JPMorgan Chase uses a ChatGPT AI-like model to decipher trading signals
Analysts at JPMorgan Chase & Co. have used a ChatGPT-based artificial intelligence (AI) model to analyze statements and speeches from the U.S. Federal Reserve in the past 25 years to determine the nature of policy signals. The outlook of the Federal Reserve has been rated on a scale that the financial services company is referring to as Hawk-Dove Score, Bloomberg reported.
Since the launch of OpenAI's language model GPT 3 and the subsequent chatbot ChatGPT, businesses have invested in exploring other uses of AI technology. Interesting Engineering reported earlier this month how Bloomberg was also developing its own AI model for the financial markets, dubbed BloombergGPT.
JPMorgan Chase's work is yet another tool being developed by Wall Street to gain an edge in trading by making use of available information to decipher the central bank's intent and detect potential signals about upcoming policy changes.

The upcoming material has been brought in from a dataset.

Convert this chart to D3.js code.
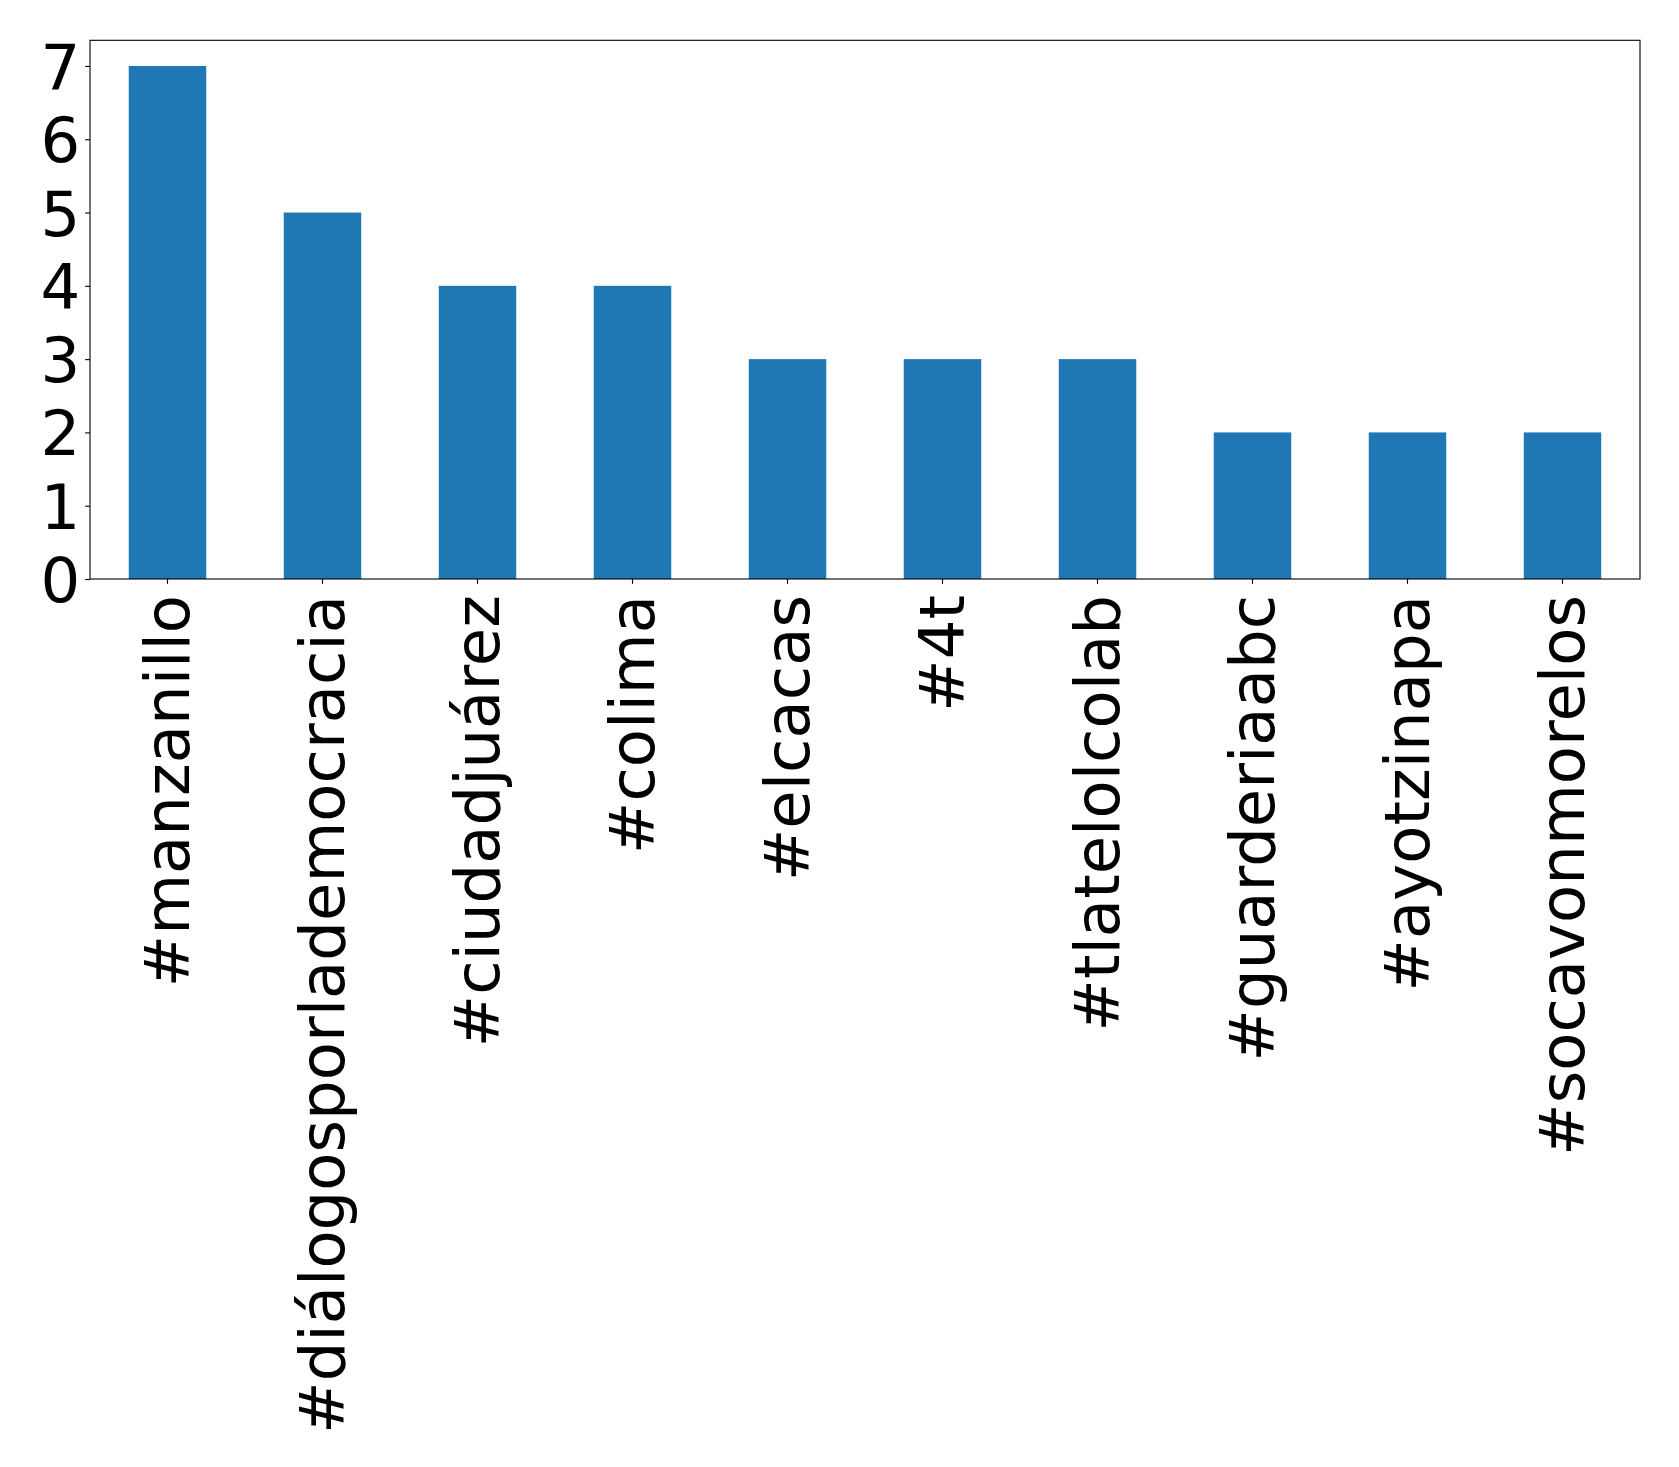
<!DOCTYPE html>
<html><head><meta charset="utf-8">
<script src="https://cdnjs.cloudflare.com/ajax/libs/d3/7.8.5/d3.min.js"></script>
<style>body{margin:0;background:#fff}svg{display:block}</style>
</head><body>
<script>
const categories = ["#manzanillo","#diálogosporlademocracia","#ciudadjuárez","#colima","#elcacas","#4t","#tlatelolcolab","#guarderiaabc","#ayotzinapa","#socavonmorelos"];
const values = [7,5,4,4,3,3,3,2,2,2];
const yTicks = [0,1,2,3,4,5,6,7];

const W = 1679, H = 1467;
const mLeft = 90, mRight = 1640, mTop = 40.3, mBottom = 579;
const fontSize = 62.5;
const svg = d3.select("body").append("svg").attr("width", W).attr("height", H)
  .style("font-family", "DejaVu Sans");

const x = d3.scaleBand().domain(categories).range([mLeft, mRight]).paddingInner(0.5).paddingOuter(0.25);
const y = d3.scaleLinear().domain([0, 7.35]).range([mBottom, mTop]);

svg.selectAll("rect.bar").data(values).enter().append("rect")
  .attr("class", "bar")
  .attr("x", (d,i) => x(categories[i]))
  .attr("width", x.bandwidth())
  .attr("y", d => y(d))
  .attr("height", d => y(0) - y(d))
  .attr("fill", "#1f77b4");

const yAxis = svg.append("g").attr("transform", `translate(${mLeft},0)`)
  .call(d3.axisLeft(y).tickValues(yTicks).tickSize(4.86).tickPadding(4.86).tickFormat(d3.format("d")));
yAxis.select(".domain").remove();
yAxis.selectAll("text").attr("font-size", fontSize).attr("font-family", "DejaVu Sans").attr("fill", "#000").attr("dy", "0.36em");
yAxis.selectAll("line").attr("stroke", "#000").attr("stroke-width", 1.1);

const xAxis = svg.append("g").attr("transform", `translate(0,${mBottom})`)
  .call(d3.axisBottom(x).tickSize(4.86).tickPadding(0));
xAxis.select(".domain").remove();
xAxis.selectAll("line").attr("stroke", "#000").attr("stroke-width", 1.1);
xAxis.selectAll("text")
  .attr("font-size", fontSize).attr("font-family", "DejaVu Sans").attr("fill", "#000")
  .attr("text-anchor", "end")
  .attr("dy", null)
  .attr("dominant-baseline", "central")
  .attr("transform", "translate(0,16) rotate(-90)")
  .attr("y", 0).attr("x", 0);

svg.append("rect").attr("x", mLeft).attr("y", mTop).attr("width", mRight-mLeft).attr("height", mBottom-mTop)
  .attr("fill", "none").attr("stroke", "#000").attr("stroke-width", 1.1);
</script>
</body></html>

How does the Hawk Dove score AI model work?
The development of the AI model comes at a time when the U.S. Federal Reserve has been aggressively tightening its monetary policy to rein in inflation in the country. With fears of an incoming recession as a result of the policy, investors and traders are keen to know when Fed will begin dropping its interest again.
Economist researchers at JPMorgan Chase went back two and half decades to feed the ChatGPT-based language model statements and speeches from the U.S. central banker to determine if there was a tenor that could help predict upcoming monetary policy decisions.

The researchers found that when the AI tool showed a rise in hawkishness in Fed speakers between meetings, the next policy statement was indeed more hawkish. Hawkish is the term used to describe the outlook of central bankers when they intend to increase interest rates to fight inflation. On the other hand, a dovish outlook aims to reduce interest rates to promote growth.
According to the JPMorgan AI model, Fed statements in recent months have shown fluctuations, and hawkishness had relatively reduced. However, it was still close to the highest levels of hawkishness seen in the past two decades. This suggests that the Fed policy is unlikely to change, which can be confirmed when the US central bank announces interest rates next week.
The JPMorgan model has also analyzed the monetary policy outlook for the Bank of England and the European Central Bank. In the coming months, it is expected to expand to another 30 central banks around the world.